**Do this**
Which lines in the material below contain the word "that"? Copy each of them.

Source code of charts:
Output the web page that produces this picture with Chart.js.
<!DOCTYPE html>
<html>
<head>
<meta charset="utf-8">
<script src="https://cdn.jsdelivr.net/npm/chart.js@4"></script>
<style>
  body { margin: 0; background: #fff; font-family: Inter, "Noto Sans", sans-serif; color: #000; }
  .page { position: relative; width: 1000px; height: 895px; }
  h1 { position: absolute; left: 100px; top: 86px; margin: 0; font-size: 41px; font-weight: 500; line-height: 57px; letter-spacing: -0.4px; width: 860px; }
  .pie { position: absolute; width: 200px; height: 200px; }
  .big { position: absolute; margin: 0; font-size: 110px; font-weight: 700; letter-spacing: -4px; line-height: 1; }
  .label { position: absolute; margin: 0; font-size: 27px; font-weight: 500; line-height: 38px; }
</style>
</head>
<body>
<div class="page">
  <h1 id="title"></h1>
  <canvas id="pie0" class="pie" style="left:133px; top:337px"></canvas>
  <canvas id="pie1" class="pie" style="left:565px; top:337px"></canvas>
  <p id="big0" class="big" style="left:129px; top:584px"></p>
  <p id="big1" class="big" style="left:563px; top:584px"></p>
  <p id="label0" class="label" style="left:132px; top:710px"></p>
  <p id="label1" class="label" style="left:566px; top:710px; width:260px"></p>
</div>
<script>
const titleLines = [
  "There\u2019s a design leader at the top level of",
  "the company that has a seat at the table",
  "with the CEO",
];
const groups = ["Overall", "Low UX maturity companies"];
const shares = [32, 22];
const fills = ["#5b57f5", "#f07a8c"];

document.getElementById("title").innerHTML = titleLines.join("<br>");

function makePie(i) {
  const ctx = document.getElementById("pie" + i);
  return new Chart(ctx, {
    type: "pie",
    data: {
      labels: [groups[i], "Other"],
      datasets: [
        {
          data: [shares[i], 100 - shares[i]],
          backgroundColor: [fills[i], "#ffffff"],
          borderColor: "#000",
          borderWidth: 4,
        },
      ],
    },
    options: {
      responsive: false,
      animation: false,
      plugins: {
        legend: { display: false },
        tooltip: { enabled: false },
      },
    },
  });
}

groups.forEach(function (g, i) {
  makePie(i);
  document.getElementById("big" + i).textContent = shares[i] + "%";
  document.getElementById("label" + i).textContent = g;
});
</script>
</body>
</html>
--
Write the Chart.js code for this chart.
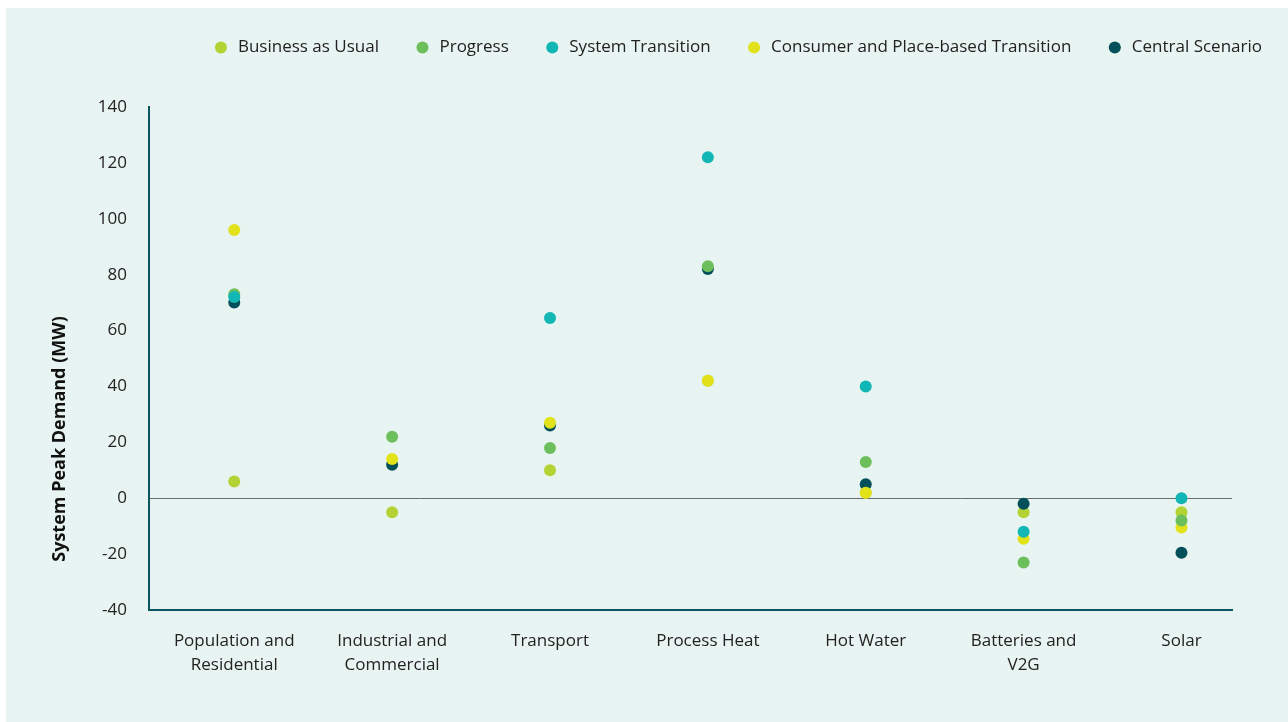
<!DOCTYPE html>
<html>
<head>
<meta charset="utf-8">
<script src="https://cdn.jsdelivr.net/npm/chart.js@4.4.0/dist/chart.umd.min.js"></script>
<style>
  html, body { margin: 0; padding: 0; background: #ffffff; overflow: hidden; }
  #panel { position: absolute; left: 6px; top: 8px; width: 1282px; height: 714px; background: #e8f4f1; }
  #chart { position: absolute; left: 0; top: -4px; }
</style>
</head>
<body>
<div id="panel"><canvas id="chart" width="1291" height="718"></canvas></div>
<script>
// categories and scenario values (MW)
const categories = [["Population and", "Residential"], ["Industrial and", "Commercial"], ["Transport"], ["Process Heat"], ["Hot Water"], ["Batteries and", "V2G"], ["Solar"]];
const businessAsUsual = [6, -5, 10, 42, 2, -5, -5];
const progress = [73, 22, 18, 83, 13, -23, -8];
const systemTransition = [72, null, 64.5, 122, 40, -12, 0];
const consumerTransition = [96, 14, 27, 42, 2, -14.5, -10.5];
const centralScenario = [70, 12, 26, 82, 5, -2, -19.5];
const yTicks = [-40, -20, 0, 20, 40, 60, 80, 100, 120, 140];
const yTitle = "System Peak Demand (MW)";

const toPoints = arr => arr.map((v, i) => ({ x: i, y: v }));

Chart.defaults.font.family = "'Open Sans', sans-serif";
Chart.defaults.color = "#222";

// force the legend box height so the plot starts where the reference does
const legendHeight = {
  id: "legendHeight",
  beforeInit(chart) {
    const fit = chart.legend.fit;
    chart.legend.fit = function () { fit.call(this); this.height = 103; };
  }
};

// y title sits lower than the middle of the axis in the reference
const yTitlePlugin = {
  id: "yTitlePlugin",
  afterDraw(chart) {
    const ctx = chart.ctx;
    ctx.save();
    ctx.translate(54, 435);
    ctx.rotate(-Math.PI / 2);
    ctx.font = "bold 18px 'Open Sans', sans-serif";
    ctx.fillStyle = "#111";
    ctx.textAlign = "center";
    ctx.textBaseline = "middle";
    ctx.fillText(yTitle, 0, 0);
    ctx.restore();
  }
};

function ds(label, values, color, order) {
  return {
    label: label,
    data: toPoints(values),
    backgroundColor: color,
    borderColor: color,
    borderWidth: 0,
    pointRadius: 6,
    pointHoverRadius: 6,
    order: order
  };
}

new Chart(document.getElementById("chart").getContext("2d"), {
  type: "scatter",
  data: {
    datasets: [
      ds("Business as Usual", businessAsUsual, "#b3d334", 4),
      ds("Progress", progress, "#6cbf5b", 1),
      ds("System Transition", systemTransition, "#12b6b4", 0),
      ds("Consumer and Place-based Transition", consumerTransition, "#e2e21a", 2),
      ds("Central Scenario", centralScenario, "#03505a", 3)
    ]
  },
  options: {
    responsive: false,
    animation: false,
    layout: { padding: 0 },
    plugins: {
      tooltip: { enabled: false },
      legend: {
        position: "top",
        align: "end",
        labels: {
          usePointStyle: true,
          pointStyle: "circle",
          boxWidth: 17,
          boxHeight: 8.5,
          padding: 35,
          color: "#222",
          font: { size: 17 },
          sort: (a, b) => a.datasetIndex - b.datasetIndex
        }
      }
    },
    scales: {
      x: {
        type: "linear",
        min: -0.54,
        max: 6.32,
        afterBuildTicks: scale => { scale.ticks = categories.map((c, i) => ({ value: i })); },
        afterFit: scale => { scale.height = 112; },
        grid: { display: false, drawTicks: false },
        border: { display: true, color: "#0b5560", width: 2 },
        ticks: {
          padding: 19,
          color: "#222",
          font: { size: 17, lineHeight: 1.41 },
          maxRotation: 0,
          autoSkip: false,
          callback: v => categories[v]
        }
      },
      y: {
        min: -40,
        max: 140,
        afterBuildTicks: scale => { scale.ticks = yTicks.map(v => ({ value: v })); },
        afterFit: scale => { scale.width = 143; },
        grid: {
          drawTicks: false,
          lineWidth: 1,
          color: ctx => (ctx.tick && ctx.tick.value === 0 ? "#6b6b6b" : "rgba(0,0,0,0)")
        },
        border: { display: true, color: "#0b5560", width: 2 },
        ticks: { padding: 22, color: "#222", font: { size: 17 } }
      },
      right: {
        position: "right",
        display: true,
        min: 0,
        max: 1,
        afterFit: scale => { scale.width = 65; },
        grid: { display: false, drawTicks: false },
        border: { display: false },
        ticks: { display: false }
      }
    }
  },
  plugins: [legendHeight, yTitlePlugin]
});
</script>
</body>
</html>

**Answer**
Output the web page that produces this picture with Chart.js.
  "the company that has a seat at the table",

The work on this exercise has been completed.